WHAT TO PRODUCE = Using the records provided below, locate and copy each line that contains the word "this".

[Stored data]

^^^^

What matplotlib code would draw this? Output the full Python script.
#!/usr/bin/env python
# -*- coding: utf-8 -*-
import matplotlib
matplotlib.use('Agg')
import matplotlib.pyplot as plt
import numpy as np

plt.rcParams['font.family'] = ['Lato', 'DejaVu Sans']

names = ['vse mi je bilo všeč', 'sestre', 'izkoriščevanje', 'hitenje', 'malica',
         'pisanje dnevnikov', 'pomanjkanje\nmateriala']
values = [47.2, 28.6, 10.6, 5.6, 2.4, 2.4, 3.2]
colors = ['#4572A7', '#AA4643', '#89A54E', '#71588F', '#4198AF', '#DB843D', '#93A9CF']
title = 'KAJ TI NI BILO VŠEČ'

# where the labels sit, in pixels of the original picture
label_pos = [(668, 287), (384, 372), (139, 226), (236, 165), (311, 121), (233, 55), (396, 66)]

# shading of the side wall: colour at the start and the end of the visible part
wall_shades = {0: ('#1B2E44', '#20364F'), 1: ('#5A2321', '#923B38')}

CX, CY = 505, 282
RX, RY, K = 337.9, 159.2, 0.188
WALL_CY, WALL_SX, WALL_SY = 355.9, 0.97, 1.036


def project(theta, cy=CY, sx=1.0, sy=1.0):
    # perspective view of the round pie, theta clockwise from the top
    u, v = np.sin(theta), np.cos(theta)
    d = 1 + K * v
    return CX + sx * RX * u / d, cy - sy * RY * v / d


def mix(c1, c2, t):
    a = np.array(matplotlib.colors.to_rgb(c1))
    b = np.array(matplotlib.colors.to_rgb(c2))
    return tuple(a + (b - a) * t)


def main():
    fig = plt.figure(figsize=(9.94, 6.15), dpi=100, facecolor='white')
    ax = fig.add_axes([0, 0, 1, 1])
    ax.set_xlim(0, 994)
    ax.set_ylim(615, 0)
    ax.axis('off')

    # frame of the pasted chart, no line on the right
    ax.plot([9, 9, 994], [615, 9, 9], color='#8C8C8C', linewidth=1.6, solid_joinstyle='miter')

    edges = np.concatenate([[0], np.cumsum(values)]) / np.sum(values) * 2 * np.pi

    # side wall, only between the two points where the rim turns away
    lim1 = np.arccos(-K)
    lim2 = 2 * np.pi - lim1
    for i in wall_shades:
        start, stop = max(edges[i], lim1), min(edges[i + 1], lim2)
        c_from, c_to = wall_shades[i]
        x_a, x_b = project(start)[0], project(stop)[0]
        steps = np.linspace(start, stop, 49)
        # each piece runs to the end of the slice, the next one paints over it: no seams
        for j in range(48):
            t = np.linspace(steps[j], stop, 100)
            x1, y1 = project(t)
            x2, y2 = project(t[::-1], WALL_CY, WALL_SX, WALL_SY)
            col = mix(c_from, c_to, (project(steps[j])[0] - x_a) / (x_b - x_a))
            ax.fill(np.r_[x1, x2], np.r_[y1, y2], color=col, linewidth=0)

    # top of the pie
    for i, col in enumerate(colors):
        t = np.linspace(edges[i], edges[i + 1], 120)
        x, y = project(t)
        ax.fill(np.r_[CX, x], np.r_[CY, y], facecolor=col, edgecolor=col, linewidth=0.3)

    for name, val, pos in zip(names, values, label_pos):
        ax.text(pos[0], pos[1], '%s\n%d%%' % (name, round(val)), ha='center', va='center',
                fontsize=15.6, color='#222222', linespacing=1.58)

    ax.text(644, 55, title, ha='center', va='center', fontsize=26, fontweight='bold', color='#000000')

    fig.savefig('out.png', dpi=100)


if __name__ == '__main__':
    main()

^^^^

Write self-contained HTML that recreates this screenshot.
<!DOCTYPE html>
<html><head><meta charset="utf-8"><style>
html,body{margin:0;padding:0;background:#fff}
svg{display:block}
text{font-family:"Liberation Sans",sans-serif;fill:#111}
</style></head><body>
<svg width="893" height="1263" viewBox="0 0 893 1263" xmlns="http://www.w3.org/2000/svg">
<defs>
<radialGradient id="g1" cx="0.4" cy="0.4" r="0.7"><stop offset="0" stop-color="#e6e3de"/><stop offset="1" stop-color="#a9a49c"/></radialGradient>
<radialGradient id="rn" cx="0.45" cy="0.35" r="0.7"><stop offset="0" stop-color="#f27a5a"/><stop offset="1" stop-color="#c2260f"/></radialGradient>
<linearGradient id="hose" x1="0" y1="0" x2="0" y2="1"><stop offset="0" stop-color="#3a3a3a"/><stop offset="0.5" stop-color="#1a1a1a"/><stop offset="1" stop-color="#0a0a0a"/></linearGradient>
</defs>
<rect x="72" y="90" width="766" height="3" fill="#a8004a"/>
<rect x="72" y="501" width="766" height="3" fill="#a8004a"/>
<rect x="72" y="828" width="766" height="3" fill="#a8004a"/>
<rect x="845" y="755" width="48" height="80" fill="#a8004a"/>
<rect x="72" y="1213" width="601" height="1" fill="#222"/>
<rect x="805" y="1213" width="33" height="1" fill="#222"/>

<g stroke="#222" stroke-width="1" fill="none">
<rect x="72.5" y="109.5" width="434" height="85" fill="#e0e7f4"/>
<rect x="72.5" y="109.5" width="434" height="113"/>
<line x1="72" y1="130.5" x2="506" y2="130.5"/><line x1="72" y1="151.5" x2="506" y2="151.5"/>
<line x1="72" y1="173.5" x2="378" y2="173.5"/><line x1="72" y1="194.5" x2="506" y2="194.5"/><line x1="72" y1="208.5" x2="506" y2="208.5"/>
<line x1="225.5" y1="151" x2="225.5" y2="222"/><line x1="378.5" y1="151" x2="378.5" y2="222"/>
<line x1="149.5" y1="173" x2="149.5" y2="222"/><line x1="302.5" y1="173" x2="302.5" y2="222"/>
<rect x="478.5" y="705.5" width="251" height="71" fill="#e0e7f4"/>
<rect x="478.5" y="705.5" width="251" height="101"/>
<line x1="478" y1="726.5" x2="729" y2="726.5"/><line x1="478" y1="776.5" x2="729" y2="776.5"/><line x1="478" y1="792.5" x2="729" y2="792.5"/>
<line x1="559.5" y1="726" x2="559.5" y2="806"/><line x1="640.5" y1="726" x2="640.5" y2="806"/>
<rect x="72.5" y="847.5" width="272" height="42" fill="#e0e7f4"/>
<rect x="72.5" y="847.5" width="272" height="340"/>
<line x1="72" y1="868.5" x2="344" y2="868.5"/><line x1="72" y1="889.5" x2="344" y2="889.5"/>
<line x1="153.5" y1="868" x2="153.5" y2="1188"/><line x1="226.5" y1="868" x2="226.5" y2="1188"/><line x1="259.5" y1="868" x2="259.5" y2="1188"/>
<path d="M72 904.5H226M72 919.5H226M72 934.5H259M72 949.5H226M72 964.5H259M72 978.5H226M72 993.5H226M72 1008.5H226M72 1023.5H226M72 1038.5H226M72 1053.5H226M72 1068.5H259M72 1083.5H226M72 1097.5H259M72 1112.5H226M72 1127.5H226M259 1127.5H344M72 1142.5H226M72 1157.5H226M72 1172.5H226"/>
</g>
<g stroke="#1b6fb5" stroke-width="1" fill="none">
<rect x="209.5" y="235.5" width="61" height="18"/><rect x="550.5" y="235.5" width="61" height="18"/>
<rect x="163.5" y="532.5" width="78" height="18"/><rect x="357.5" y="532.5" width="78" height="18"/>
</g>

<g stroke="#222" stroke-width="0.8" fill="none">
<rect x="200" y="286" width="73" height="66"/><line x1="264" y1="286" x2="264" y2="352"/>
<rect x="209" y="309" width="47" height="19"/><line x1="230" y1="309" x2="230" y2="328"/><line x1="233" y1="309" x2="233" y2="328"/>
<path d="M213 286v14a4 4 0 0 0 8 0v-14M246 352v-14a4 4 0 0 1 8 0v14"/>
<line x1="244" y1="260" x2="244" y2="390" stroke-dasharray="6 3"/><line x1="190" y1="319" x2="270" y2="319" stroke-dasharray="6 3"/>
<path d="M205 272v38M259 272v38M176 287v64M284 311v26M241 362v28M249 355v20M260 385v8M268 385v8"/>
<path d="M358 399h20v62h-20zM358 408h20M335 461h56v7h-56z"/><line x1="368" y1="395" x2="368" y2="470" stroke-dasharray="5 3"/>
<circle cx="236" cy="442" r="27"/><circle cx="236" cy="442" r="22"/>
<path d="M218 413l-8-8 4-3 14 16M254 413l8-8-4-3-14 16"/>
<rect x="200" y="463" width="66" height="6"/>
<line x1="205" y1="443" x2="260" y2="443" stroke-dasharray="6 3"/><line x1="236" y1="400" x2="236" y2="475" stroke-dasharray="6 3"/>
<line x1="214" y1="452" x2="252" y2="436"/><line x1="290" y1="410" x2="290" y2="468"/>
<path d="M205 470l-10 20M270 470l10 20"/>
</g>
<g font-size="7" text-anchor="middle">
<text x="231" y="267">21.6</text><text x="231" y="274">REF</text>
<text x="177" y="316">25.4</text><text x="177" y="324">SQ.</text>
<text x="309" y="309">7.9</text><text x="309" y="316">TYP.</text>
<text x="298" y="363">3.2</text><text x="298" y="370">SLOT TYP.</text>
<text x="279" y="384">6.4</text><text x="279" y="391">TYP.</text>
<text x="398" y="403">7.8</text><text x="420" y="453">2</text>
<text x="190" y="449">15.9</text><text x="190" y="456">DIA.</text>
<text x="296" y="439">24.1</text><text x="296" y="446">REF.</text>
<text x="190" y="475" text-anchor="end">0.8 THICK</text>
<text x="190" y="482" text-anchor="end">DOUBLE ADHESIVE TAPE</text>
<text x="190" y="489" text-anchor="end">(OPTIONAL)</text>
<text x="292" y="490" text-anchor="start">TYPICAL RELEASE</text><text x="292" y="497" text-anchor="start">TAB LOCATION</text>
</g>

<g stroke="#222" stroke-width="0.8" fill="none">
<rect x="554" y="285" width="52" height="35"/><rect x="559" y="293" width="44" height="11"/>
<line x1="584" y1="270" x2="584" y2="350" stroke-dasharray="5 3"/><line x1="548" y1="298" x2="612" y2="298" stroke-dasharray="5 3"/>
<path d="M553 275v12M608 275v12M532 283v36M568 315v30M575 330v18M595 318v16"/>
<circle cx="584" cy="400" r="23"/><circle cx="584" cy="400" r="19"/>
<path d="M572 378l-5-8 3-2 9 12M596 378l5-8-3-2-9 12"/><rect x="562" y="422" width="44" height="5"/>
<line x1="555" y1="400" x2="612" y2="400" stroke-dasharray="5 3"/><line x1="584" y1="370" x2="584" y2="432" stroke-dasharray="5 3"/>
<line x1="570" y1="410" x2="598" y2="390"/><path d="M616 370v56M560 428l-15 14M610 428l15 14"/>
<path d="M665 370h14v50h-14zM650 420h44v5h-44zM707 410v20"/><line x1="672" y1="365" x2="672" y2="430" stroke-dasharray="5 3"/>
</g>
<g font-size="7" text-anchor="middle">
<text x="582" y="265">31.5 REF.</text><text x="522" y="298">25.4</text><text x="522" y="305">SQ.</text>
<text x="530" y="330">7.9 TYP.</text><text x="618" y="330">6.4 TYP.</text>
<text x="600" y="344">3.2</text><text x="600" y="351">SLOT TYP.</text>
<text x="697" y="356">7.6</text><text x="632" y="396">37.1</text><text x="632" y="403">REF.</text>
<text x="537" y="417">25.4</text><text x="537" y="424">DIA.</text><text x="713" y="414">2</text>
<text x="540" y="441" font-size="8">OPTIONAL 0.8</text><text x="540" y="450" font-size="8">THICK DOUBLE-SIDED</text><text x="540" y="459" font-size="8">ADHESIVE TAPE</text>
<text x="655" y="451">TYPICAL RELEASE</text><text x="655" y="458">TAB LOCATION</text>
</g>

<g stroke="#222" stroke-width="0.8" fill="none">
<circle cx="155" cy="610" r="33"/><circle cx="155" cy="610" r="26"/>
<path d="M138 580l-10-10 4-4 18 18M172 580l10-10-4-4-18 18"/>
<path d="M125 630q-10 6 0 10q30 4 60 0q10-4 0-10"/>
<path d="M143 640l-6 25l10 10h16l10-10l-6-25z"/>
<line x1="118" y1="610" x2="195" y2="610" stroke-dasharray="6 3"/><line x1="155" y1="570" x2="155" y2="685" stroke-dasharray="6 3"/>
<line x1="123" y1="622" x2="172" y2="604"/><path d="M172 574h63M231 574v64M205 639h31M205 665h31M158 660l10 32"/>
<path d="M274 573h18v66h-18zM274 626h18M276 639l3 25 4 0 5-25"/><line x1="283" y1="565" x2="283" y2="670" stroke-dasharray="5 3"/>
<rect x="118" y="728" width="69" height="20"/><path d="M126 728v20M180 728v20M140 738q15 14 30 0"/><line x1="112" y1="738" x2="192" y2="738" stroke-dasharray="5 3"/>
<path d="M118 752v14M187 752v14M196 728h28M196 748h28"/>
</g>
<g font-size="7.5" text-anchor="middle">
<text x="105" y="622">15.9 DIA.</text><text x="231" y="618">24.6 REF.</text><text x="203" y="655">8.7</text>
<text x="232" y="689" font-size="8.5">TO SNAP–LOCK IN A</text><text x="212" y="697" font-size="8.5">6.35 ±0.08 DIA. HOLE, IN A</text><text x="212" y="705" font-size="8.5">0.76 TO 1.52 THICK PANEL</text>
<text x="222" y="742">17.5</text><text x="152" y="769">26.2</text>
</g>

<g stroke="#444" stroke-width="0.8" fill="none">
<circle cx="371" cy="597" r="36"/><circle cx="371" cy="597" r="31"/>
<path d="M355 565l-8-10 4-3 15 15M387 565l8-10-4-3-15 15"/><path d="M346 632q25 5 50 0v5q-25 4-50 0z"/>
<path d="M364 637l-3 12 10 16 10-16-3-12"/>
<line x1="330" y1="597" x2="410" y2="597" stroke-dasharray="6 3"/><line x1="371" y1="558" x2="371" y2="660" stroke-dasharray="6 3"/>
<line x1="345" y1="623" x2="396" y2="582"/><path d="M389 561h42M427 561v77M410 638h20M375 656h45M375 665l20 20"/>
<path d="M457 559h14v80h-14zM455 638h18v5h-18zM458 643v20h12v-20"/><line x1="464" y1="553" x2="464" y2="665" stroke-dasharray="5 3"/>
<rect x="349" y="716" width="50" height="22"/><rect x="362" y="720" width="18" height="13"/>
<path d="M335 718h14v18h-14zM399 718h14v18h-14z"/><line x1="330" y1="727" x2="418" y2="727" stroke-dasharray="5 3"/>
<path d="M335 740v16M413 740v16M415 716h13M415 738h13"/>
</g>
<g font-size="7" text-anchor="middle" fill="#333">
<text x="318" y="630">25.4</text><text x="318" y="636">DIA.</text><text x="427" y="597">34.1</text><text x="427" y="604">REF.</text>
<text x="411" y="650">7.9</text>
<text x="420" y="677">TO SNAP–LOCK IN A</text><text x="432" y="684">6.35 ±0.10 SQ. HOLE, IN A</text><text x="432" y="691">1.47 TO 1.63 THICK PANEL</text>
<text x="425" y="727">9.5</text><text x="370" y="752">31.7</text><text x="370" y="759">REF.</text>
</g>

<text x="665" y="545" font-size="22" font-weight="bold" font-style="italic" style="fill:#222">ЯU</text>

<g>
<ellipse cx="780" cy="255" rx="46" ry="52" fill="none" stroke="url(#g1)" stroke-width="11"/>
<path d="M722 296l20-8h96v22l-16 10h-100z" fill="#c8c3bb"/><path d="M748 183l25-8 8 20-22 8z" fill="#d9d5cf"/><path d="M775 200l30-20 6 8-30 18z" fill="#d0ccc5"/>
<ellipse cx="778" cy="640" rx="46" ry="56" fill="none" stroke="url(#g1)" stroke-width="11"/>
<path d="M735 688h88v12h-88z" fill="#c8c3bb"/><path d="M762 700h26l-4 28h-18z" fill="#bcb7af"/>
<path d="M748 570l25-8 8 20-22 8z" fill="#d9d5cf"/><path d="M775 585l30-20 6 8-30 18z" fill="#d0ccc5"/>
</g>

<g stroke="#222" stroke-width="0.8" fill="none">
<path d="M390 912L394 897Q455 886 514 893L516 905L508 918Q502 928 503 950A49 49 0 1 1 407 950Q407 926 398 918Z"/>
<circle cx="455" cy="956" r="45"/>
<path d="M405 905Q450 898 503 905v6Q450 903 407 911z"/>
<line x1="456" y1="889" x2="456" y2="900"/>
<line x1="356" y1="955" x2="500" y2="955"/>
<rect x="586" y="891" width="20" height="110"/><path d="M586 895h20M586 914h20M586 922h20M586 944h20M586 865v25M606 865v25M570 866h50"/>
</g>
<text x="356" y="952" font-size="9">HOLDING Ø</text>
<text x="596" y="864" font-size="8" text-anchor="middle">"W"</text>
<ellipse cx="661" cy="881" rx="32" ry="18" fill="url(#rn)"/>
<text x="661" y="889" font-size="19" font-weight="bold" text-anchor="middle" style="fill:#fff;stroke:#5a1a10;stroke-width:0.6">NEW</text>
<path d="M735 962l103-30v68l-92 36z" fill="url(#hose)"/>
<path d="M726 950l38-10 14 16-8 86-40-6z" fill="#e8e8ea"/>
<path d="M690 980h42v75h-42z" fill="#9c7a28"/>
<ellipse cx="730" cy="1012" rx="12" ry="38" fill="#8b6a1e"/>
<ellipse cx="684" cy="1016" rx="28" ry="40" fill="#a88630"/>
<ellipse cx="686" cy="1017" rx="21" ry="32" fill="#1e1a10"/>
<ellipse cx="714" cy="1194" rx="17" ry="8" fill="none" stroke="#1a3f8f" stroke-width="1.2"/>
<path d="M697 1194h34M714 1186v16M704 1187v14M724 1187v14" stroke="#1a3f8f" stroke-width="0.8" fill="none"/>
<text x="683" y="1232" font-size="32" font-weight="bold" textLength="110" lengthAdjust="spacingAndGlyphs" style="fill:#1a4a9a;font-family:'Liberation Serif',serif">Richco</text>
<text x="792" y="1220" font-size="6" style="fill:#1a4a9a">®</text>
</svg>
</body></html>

^^^^

WRITTEN REPLY =
What matplotlib code would draw this? Output the full Python script.
Write self-contained HTML that recreates this screenshot.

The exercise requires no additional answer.